Tossing grenades both intuitive and restrictive. To do this, you touch the grenade icon in the lower corner of your touch screen. You then slide your stylus along a small meter that grows out of the icon, corresponding directly with a grenade targeting reticule on the gameplay screen. The camera zooms out to a 3/4 isometric view, and you can easily gauge the distance you want to throw and simply lift the stylus to chuck the pineapple. The restrictive problems come in when you consider that you're limited to a vector - wherever you're looking when you happen to touch the icon, that's the straight line of range you have. So it takes away the flexibility of the quick "look, hold, release" mechanic of traditional grenade gameplay in favor of letting you directly control exactly where your grenade will fall with your stylus. For the most part it's serviceable, but it takes some getting used to and isn't really "better" than the old method.
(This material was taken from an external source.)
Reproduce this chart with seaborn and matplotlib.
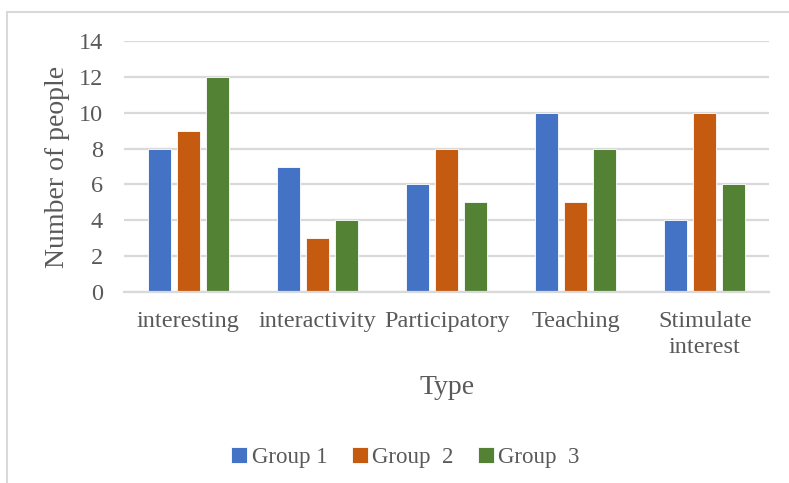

The aesthetics are probably what grabbed me the most. Sure, the DS is barely capable of anything past the Playstation era - but with this in mind, the game still manages to sport some detailed character models and environments. The dirty, destroyed mood of the setting comes through quite well and the entire game performs at a passable and consistent - if not totally smooth - framerate. One memorable moment in particular had me firing a rocket-propelled grenade into a church steeple to take out some Nazis perched within, with the resultant blast completely obliterating the structure into broken chunks of brick. The sound easily trumps the visuals so far though. There's very little music to speak of, but Gameloft packed in fully voiced dialog (which is mostly just your commanding officer and squadmates shouting). Explosions and weapons have a nice kick to them, as well.
I'm not completely sold on Brothers in Arms DS yet, but I'm not down on it either. It's too early to tell which way the game is headed, but if the mission structure and objectives become more intriguing and organized as the game progresses, we might have a winner on our hands. However, given what I've experienced so far, the possibilities of monotony are still very real.